***** INPUT MATERIAL *****
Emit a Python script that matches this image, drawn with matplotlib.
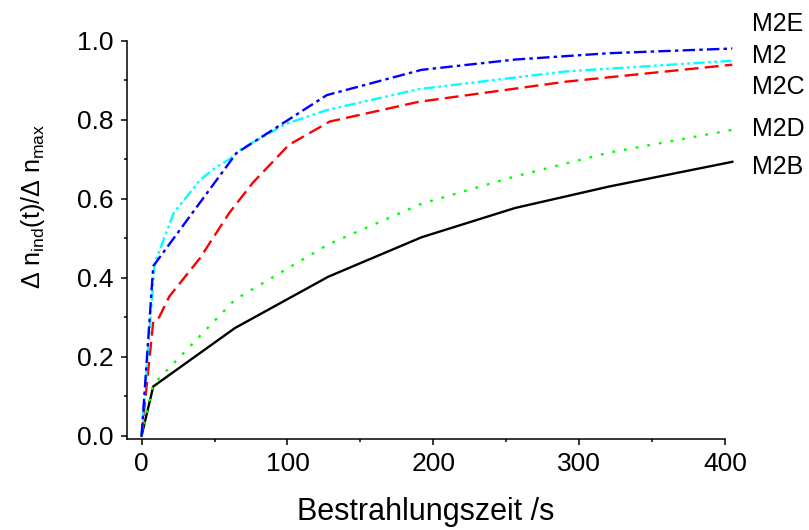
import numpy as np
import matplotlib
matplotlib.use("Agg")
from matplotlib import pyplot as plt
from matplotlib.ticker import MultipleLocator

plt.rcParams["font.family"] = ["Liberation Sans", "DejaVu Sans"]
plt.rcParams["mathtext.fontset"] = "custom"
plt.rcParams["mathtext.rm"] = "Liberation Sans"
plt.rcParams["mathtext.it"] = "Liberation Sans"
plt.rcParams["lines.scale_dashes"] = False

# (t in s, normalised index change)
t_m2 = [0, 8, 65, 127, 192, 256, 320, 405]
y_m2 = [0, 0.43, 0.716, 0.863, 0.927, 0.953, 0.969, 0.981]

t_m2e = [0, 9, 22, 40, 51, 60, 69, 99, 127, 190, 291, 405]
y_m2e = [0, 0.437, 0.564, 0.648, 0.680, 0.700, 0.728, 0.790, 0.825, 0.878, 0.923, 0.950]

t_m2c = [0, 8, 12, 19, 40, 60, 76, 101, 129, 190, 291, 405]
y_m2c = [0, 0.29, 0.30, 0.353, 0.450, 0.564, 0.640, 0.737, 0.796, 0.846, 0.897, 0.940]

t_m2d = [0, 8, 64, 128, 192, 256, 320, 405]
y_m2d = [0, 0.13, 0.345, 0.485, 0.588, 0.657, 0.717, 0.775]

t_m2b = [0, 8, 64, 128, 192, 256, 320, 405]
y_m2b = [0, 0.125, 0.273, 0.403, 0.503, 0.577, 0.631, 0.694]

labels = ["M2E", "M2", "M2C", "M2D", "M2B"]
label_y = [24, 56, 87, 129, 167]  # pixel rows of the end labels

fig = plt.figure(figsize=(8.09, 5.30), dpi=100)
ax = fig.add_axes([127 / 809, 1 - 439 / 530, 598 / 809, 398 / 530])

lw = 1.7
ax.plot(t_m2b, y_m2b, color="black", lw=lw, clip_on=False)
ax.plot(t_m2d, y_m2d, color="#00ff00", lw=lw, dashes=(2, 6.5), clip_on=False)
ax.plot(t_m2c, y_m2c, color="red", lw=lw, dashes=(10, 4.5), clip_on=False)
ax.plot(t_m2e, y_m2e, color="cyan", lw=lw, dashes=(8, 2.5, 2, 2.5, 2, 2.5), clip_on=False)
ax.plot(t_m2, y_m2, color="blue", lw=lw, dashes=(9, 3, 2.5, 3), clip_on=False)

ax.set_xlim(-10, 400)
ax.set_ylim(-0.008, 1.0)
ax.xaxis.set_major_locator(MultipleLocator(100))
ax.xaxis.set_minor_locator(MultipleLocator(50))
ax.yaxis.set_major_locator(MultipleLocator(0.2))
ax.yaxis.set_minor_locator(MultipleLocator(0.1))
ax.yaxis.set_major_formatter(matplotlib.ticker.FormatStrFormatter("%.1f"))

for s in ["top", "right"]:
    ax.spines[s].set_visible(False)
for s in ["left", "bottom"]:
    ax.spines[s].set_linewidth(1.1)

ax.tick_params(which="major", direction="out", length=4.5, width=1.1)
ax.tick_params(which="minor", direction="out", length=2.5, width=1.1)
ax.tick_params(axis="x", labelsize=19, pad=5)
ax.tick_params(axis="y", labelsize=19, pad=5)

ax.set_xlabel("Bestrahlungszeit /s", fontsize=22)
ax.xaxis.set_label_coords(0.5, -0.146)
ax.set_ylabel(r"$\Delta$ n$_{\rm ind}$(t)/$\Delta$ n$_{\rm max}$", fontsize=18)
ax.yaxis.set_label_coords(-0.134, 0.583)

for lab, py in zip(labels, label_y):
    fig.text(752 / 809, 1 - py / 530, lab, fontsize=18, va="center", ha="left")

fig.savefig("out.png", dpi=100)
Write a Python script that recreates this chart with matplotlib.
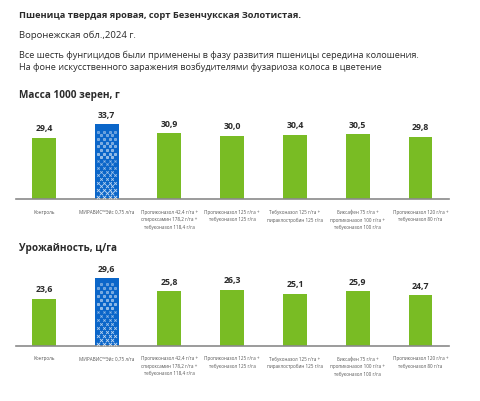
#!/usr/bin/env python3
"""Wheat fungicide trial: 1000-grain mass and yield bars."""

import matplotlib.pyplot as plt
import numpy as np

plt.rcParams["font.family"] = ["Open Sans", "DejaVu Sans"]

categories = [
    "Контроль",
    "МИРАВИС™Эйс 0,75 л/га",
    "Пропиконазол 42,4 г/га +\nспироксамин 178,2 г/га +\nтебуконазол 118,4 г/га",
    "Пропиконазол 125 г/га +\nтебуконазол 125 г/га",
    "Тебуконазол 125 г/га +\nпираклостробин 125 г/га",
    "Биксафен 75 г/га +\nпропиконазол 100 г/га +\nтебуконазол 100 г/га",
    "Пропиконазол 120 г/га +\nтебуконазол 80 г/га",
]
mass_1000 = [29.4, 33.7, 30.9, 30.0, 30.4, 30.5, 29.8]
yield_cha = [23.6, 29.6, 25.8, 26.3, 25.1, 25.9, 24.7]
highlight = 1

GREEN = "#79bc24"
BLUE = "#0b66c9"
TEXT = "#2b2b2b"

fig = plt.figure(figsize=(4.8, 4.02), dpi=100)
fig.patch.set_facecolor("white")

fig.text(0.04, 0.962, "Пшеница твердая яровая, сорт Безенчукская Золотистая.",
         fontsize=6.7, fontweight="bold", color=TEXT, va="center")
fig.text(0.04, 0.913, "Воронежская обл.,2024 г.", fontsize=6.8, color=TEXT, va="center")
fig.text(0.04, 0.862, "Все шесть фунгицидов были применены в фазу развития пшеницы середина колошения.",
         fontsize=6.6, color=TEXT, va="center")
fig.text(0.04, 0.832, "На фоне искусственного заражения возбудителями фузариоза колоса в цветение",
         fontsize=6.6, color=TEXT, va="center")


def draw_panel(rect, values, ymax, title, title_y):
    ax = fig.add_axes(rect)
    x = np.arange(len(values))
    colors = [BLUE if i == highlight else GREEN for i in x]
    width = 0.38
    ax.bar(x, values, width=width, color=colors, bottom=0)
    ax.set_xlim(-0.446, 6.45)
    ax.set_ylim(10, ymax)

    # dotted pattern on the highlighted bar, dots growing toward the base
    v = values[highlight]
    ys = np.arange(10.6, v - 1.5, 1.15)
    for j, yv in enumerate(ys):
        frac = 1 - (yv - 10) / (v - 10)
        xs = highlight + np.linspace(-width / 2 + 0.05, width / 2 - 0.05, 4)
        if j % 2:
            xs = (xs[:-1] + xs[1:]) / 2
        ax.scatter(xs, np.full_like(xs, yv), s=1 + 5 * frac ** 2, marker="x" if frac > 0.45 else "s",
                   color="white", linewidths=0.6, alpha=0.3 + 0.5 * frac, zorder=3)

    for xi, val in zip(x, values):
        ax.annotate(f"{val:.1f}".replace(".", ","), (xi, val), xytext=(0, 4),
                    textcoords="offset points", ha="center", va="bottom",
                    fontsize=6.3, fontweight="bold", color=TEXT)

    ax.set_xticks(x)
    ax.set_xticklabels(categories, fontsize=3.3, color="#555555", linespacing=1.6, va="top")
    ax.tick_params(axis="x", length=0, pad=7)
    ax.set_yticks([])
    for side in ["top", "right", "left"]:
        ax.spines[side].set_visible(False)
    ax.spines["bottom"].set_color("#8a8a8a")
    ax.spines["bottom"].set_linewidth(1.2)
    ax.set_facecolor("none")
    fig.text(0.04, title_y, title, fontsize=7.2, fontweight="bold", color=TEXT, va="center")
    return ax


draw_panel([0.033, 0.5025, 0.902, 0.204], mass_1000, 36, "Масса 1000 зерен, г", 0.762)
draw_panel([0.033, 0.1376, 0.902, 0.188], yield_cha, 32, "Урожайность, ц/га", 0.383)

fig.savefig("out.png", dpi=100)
*****
# [WORK INSTRUCTIONS]
Repeat everything in the records precisely. Images are excluded from the copy.

# [EXPECTED OUTPUT]
Emit a Python script that matches this image, drawn with matplotlib.
import numpy as np
import matplotlib
matplotlib.use("Agg")
from matplotlib import pyplot as plt
from matplotlib.ticker import MultipleLocator

plt.rcParams["font.family"] = ["Liberation Sans", "DejaVu Sans"]
plt.rcParams["mathtext.fontset"] = "custom"
plt.rcParams["mathtext.rm"] = "Liberation Sans"
plt.rcParams["mathtext.it"] = "Liberation Sans"
plt.rcParams["lines.scale_dashes"] = False

# (t in s, normalised index change)
t_m2 = [0, 8, 65, 127, 192, 256, 320, 405]
y_m2 = [0, 0.43, 0.716, 0.863, 0.927, 0.953, 0.969, 0.981]

t_m2e = [0, 9, 22, 40, 51, 60, 69, 99, 127, 190, 291, 405]
y_m2e = [0, 0.437, 0.564, 0.648, 0.680, 0.700, 0.728, 0.790, 0.825, 0.878, 0.923, 0.950]

t_m2c = [0, 8, 12, 19, 40, 60, 76, 101, 129, 190, 291, 405]
y_m2c = [0, 0.29, 0.30, 0.353, 0.450, 0.564, 0.640, 0.737, 0.796, 0.846, 0.897, 0.940]

t_m2d = [0, 8, 64, 128, 192, 256, 320, 405]
y_m2d = [0, 0.13, 0.345, 0.485, 0.588, 0.657, 0.717, 0.775]

t_m2b = [0, 8, 64, 128, 192, 256, 320, 405]
y_m2b = [0, 0.125, 0.273, 0.403, 0.503, 0.577, 0.631, 0.694]

labels = ["M2E", "M2", "M2C", "M2D", "M2B"]
label_y = [24, 56, 87, 129, 167]  # pixel rows of the end labels

fig = plt.figure(figsize=(8.09, 5.30), dpi=100)
ax = fig.add_axes([127 / 809, 1 - 439 / 530, 598 / 809, 398 / 530])

lw = 1.7
ax.plot(t_m2b, y_m2b, color="black", lw=lw, clip_on=False)
ax.plot(t_m2d, y_m2d, color="#00ff00", lw=lw, dashes=(2, 6.5), clip_on=False)
ax.plot(t_m2c, y_m2c, color="red", lw=lw, dashes=(10, 4.5), clip_on=False)
ax.plot(t_m2e, y_m2e, color="cyan", lw=lw, dashes=(8, 2.5, 2, 2.5, 2, 2.5), clip_on=False)
ax.plot(t_m2, y_m2, color="blue", lw=lw, dashes=(9, 3, 2.5, 3), clip_on=False)

ax.set_xlim(-10, 400)
ax.set_ylim(-0.008, 1.0)
ax.xaxis.set_major_locator(MultipleLocator(100))
ax.xaxis.set_minor_locator(MultipleLocator(50))
ax.yaxis.set_major_locator(MultipleLocator(0.2))
ax.yaxis.set_minor_locator(MultipleLocator(0.1))
ax.yaxis.set_major_formatter(matplotlib.ticker.FormatStrFormatter("%.1f"))

for s in ["top", "right"]:
    ax.spines[s].set_visible(False)
for s in ["left", "bottom"]:
    ax.spines[s].set_linewidth(1.1)

ax.tick_params(which="major", direction="out", length=4.5, width=1.1)
ax.tick_params(which="minor", direction="out", length=2.5, width=1.1)
ax.tick_params(axis="x", labelsize=19, pad=5)
ax.tick_params(axis="y", labelsize=19, pad=5)

ax.set_xlabel("Bestrahlungszeit /s", fontsize=22)
ax.xaxis.set_label_coords(0.5, -0.146)
ax.set_ylabel(r"$\Delta$ n$_{\rm ind}$(t)/$\Delta$ n$_{\rm max}$", fontsize=18)
ax.yaxis.set_label_coords(-0.134, 0.583)

for lab, py in zip(labels, label_y):
    fig.text(752 / 809, 1 - py / 530, lab, fontsize=18, va="center", ha="left")

fig.savefig("out.png", dpi=100)
Write a Python script that recreates this chart with matplotlib.
#!/usr/bin/env python3
"""Wheat fungicide trial: 1000-grain mass and yield bars."""

import matplotlib.pyplot as plt
import numpy as np

plt.rcParams["font.family"] = ["Open Sans", "DejaVu Sans"]

categories = [
    "Контроль",
    "МИРАВИС™Эйс 0,75 л/га",
    "Пропиконазол 42,4 г/га +\nспироксамин 178,2 г/га +\nтебуконазол 118,4 г/га",
    "Пропиконазол 125 г/га +\nтебуконазол 125 г/га",
    "Тебуконазол 125 г/га +\nпираклостробин 125 г/га",
    "Биксафен 75 г/га +\nпропиконазол 100 г/га +\nтебуконазол 100 г/га",
    "Пропиконазол 120 г/га +\nтебуконазол 80 г/га",
]
mass_1000 = [29.4, 33.7, 30.9, 30.0, 30.4, 30.5, 29.8]
yield_cha = [23.6, 29.6, 25.8, 26.3, 25.1, 25.9, 24.7]
highlight = 1

GREEN = "#79bc24"
BLUE = "#0b66c9"
TEXT = "#2b2b2b"

fig = plt.figure(figsize=(4.8, 4.02), dpi=100)
fig.patch.set_facecolor("white")

fig.text(0.04, 0.962, "Пшеница твердая яровая, сорт Безенчукская Золотистая.",
         fontsize=6.7, fontweight="bold", color=TEXT, va="center")
fig.text(0.04, 0.913, "Воронежская обл.,2024 г.", fontsize=6.8, color=TEXT, va="center")
fig.text(0.04, 0.862, "Все шесть фунгицидов были применены в фазу развития пшеницы середина колошения.",
         fontsize=6.6, color=TEXT, va="center")
fig.text(0.04, 0.832, "На фоне искусственного заражения возбудителями фузариоза колоса в цветение",
         fontsize=6.6, color=TEXT, va="center")


def draw_panel(rect, values, ymax, title, title_y):
    ax = fig.add_axes(rect)
    x = np.arange(len(values))
    colors = [BLUE if i == highlight else GREEN for i in x]
    width = 0.38
    ax.bar(x, values, width=width, color=colors, bottom=0)
    ax.set_xlim(-0.446, 6.45)
    ax.set_ylim(10, ymax)

    # dotted pattern on the highlighted bar, dots growing toward the base
    v = values[highlight]
    ys = np.arange(10.6, v - 1.5, 1.15)
    for j, yv in enumerate(ys):
        frac = 1 - (yv - 10) / (v - 10)
        xs = highlight + np.linspace(-width / 2 + 0.05, width / 2 - 0.05, 4)
        if j % 2:
            xs = (xs[:-1] + xs[1:]) / 2
        ax.scatter(xs, np.full_like(xs, yv), s=1 + 5 * frac ** 2, marker="x" if frac > 0.45 else "s",
                   color="white", linewidths=0.6, alpha=0.3 + 0.5 * frac, zorder=3)

    for xi, val in zip(x, values):
        ax.annotate(f"{val:.1f}".replace(".", ","), (xi, val), xytext=(0, 4),
                    textcoords="offset points", ha="center", va="bottom",
                    fontsize=6.3, fontweight="bold", color=TEXT)

    ax.set_xticks(x)
    ax.set_xticklabels(categories, fontsize=3.3, color="#555555", linespacing=1.6, va="top")
    ax.tick_params(axis="x", length=0, pad=7)
    ax.set_yticks([])
    for side in ["top", "right", "left"]:
        ax.spines[side].set_visible(False)
    ax.spines["bottom"].set_color("#8a8a8a")
    ax.spines["bottom"].set_linewidth(1.2)
    ax.set_facecolor("none")
    fig.text(0.04, title_y, title, fontsize=7.2, fontweight="bold", color=TEXT, va="center")
    return ax


draw_panel([0.033, 0.5025, 0.902, 0.204], mass_1000, 36, "Масса 1000 зерен, г", 0.762)
draw_panel([0.033, 0.1376, 0.902, 0.188], yield_cha, 32, "Урожайность, ц/га", 0.383)

fig.savefig("out.png", dpi=100)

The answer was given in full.